Friday, October 23, 2009
College is a Good Thing
When a student opts for the pro's instead of high scool, it saddens me a bit. When a basketball player takes his mandatory one year to college and bolts to the NBA, it hurts the college game and the recruiting effort.
Many of us have teens in college or high school, and we are closer to this issue than we may have been a few years ago, and therefore, it doesn't seem like the right thing to do.
What happened to loyalty and school pride? What's the point of recruiting a Blue Chip athlete if a team is only going to have them for one year? Ohio State is in the championship game one year and doesn't make the tourney the next? How would you like to be that coach? So much for Buckeye Spirit.
Baseball, curiously has a hybrid rule that allows high school graduates to enter the draft. However, if they go to a four year university, they must wait until after their junior year to be draft eligible. We like that rule. Education should be the number one priority.
However, there are ways around this rule if a players goes to a Junior College. A player is eligible after each completed JC season. A player may use this strategy to move up the draft board. Let's say a player gets drafted in the 30th round after his senior year in High School. They don't offer much money at those rounds, so the player goes to a JC. The year after his JC freshman season, he moves up to the 18th round. Still not good enough money to make a living, but he did move up and is being followed. After his sophomore year, he moves up to the 6th round where the money is decent enough to sign and does so.
The JC route is not a bad strategy. At least the player gets an education, but in our opinion, that player may have had a more memorable experience, a better education and more applicable post baseball opportunities at a four year college. If that same player had gone to a four year and then decided to leave after his junior year and baseball didn't pan out, he would only have one year of college to complete...which is much more manageable.
Plus, nothing beats the college experience...the football games on Saturday afternoons, the college basketball season and the built in fan base of 25,000 plus faithful students, thousands of alumni and locals can provide at those sporting events. One year away from the real world of the baseball business will not make or break a players chances to succeed. MLB is full of college players that played at LEAST 3 years at a 4 year university. Even for those that didn't make it to the Bigs, most pro contracts will pay for the player to go back to college and finish his degree. Wouldn't it be easier for that player to only have a few semesters to get that degree? We think so.
Unless a player is the LeBron of baseball, it's just so hard for a player to succeed out of High School. There are so many intangibles at that young age.
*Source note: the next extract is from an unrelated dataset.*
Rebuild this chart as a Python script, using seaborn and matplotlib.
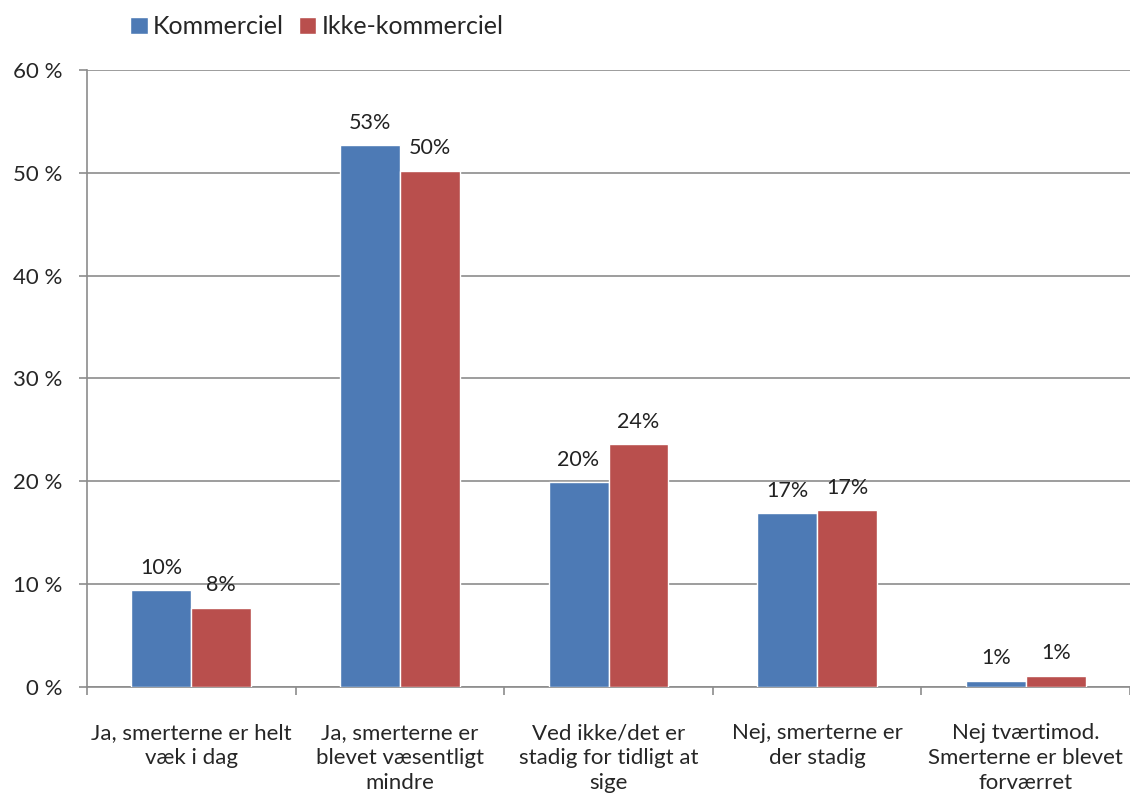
import pandas as pd
import matplotlib.pyplot as plt
import seaborn as sns
from matplotlib.ticker import FixedLocator

categories = [
    "Ja, smerterne er helt\nvæk i dag",
    "Ja, smerterne er\nblevet væsentligt\nmindre",
    "Ved ikke/det er\nstadig for tidligt at\nsige",
    "Nej, smerterne er\nder stadig",
    "Nej tværtimod.\nSmerterne er blevet\nforværret",
]
kommerciel = [9.4, 52.7, 19.9, 16.9, 0.6]
ikke_kommerciel = [7.7, 50.2, 23.6, 17.2, 1.1]
labels_k = ["10%", "53%", "20%", "17%", "1%"]
labels_i = ["8%", "50%", "24%", "17%", "1%"]
series = ["Kommerciel", "Ikke-kommerciel"]
colors = ["#4D7AB5", "#B94F4D"]

df = pd.DataFrame({
    "kategori": categories * 2,
    "andel": kommerciel + ikke_kommerciel,
    "type": [series[0]] * 5 + [series[1]] * 5,
})

sns.set_style("white")
plt.rcParams["font.family"] = ["Lato", "DejaVu Sans"]

fig = plt.figure(figsize=(11.3, 7.94), dpi=100)
ax = fig.add_axes([0.077, 0.1348, 0.923, 0.777])

sns.barplot(data=df, x="kategori", y="andel", hue="type", palette=colors,
            width=0.575, saturation=1, ax=ax, zorder=3)

# data labels
for cont, labs in zip(ax.containers, [labels_k, labels_i]):
    ax.bar_label(cont, labels=labs, padding=9, fontsize=15.5, color="#222222")

ax.set_ylim(0, 60)
ax.set_xlim(-0.5, 4.5)
ax.set_yticks(range(0, 61, 10))
ax.set_yticklabels([f"{v} %" for v in range(0, 61, 10)], fontsize=16)
ax.yaxis.grid(True, color="#8C8C8C", linewidth=1.2, zorder=0)
ax.set_xticks(range(5))
ax.set_xticklabels(categories, fontsize=16, linespacing=1.32)
ax.xaxis.set_minor_locator(FixedLocator([-0.5, 0.5, 1.5, 2.5, 3.5, 4.5]))
ax.tick_params(axis="x", which="major", length=0, pad=26)
ax.tick_params(axis="x", which="minor", length=6, color="#8C8C8C", width=1.2, direction="out", bottom=True)
ax.tick_params(axis="y", length=6, color="#8C8C8C", width=1.2, direction="out", left=True, pad=12)
ax.set_xlabel("")
ax.set_ylabel("")
for s in ["top", "right"]:
    ax.spines[s].set_visible(False)
for s in ["left", "bottom"]:
    ax.spines[s].set_color("#8C8C8C")
    ax.spines[s].set_linewidth(1.2)

ax.legend(loc="upper left", bbox_to_anchor=(0.02, 1.125), ncol=2, frameon=False,
          fontsize=18, handlelength=0.7, handleheight=0.7, handletextpad=0.2,
          columnspacing=0.6)

fig.savefig("out.png", dpi=100)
College gives the player a chance to grow up in a more controlled and disciplined environment to help him ease into the sometimes harsh realities of today's world. It's hard enough even for college players to make it...For instance, according to the NCAA, 9.4% of all players go on to play professionally if they go to college, versus .45% of players going professional from High School.
So, if any of you players are good enough to make that decision to go pro or college...pick college...College will not only help you mature and grow mentally, but every D-I program has top notch strength and conditioning programs and facilities that are often not readily available at the rookie and Single A level. You will emerge out of college smarter, more conditioned and disciplined than that kid that decided to make a leap into the big time out of high school...Plus, that degree will be far more valuable than any pro contract in the long run. If you are that good and have a desire to play pro...the scouts will be there waiting...and salivating at that mature, physical specimen that college helped you become.